Jacque Pepin is one of the most skilled, influential, and delightful chef/educators in the world. I heard him say this on technique, skill, consistency, quality and creativity. It is relevant to ALL fields of art and craft.
“First, you start with technique, because the technique — that is the manipulation, the manual dexterity of a chef — for me, is important. You have to become a technician first, whether you’re a shoemaker, or whether you’re a cabinetmaker or a jeweler or a sculptor or a surgeon, for that matter, or a cook. You have to know your trade. Or whether you’re a painter. I paint, too. You can spend two years in art school and learn how to mix yellow and blue and to make green with that and do something with your thumb or with a spatula or with a brush, and after two years, you can stand in front of a landscape and do one painting after another.
Does that make you an artist?

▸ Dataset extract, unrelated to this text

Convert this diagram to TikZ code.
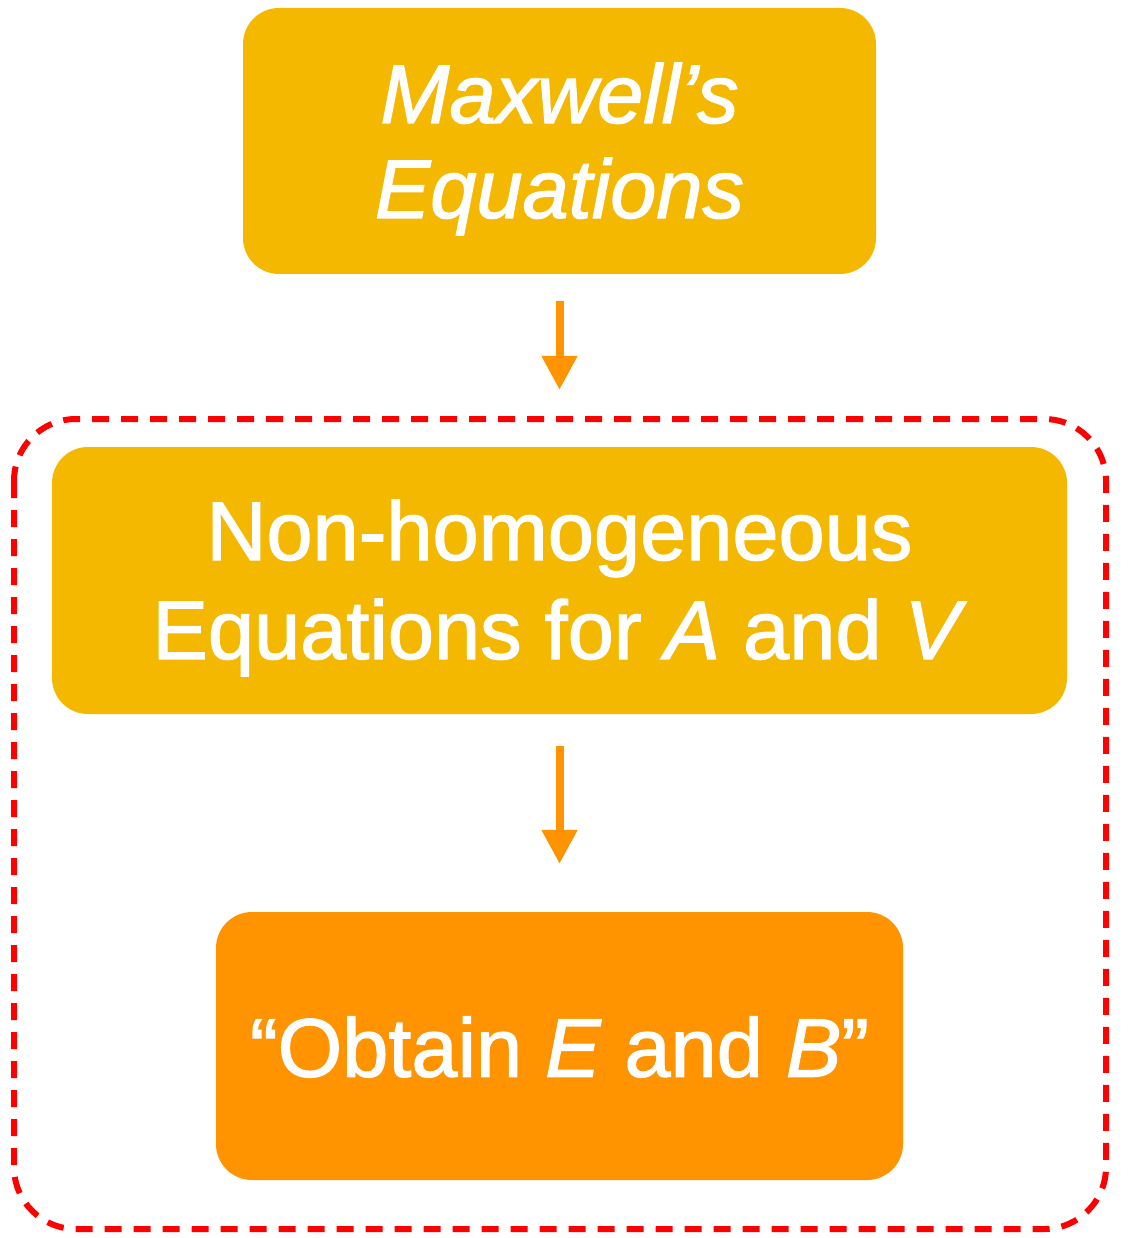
\documentclass[tikz,border=0pt]{standalone}
\usepackage{fontspec}
\setmainfont{Liberation Sans}
\newfontfamily\boxfont{Liberation Sans}[FakeBold=1.5]
\usetikzlibrary{arrows.meta}
\definecolor{boxyellow}{HTML}{F5B800}
\definecolor{boxorange}{HTML}{FF9300}
\definecolor{arrorange}{HTML}{FF9300}
\definecolor{dashred}{HTML}{FF0000}
\begin{document}
\begin{tikzpicture}[x=1pt,y=-1pt,
  box/.style={rounded corners=36pt, inner sep=0pt},
  label text/.style={inner sep=0pt, align=center, text=white,
     font=\boxfont\fontsize{83}{97}\selectfont},
  flow/.style={draw=arrorange, line width=8pt,
     -{Triangle[length=34pt,width=34pt]}},
  group/.style={draw=dashred, line width=6pt, dash pattern=on 17pt off 12pt, rounded corners=62pt}]
\useasboundingbox (0,0) rectangle (1128,1238);
\node[box, fill=boxyellow, minimum width=633pt, minimum height=266pt] (max) at (559.5,141) {};
\node[label text, font=\boxfont\fontsize{83}{95}\selectfont] (maxt) at (559.5,149)
  {\itshape Maxwell’s\\\itshape Equations};
\node[box, fill=boxyellow, minimum width=1015pt, minimum height=267pt] (nh) at (559.5,580.5) {};
\node[label text, font=\boxfont\fontsize{83}{99}\selectfont] (nht) at (559.5,588)
  {Non-homogeneous\\Equations for \textit{A} and \textit{V}};
\node[box, fill=boxorange, minimum width=687pt, minimum height=268pt] (ob) at (559.5,1046) {};
\node[label text] (obt) at (559.5,1047)
  {“Obtain \textit{E} and \textit{B}”};
\coordinate (g1) at (14,419);
\coordinate (g2) at (1106,1229);
\draw[group] (g1) rectangle (g2);
\draw[flow] ([yshift=-27pt]max.south) -- ([yshift=57pt]nh.north);
\draw[flow] ([yshift=-32pt]nh.south) -- ([yshift=48pt]ob.north);
\end{tikzpicture}
\end{document}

Not really, but at that level, you’re a good technician. If you happen to have talent, however, in your hand, then what you know, the techniques themselves, make you show the talent much better. And I know a lot of chefs– and I’m not saying that in a derogatory way — small restaurant chefs, who run their restaurant, do a good food course and run the kitchen well, and they have not much talent, but they are good technicians. They can run the kitchen. The food is good; it’s okay. But if you happen to have talent and put a little love in it too, then you get to […] someone who is a great chef.
I don’t really find anything that exciting about something new because it’s new, by itself. I would rather have a roast chicken or something like that, that I know that I can go to that restaurant, and each time, it’s just about perfect and better and better. To keep that level of consistency requires a great deal of creativity at a different level because, whether you like it or not, there are no two chickens which are the same — same amount of fat, the same amount of freshness in it or whatever, the quality of the chicken, the quality of anything else. So each time, in order to get to that same dish and have the same taste each time, then you have minute changes that happen along the way, which are sometimes conscious, and sometimes they are subconscious. But you change to adjust, adjust, adjust, and eventually, you get there. Because when you cook something again, if you learn all the technique, and you learn to see the details, it’s sort of cooking something new every time because you have to adjust every time. I tell you, the guy who does it behind the stove, after maybe 2,000 times that he’s done it in the last five years he’s there, for that to be perfect each time he does it requires a great deal of knowledge to have that type of consistency. It’s quite difficult, and that’s where a restaurant is made — by being consistent and good each time you go, regardless of whether it’s new or not. It’s always new to a certain extent because it’s never really the same.”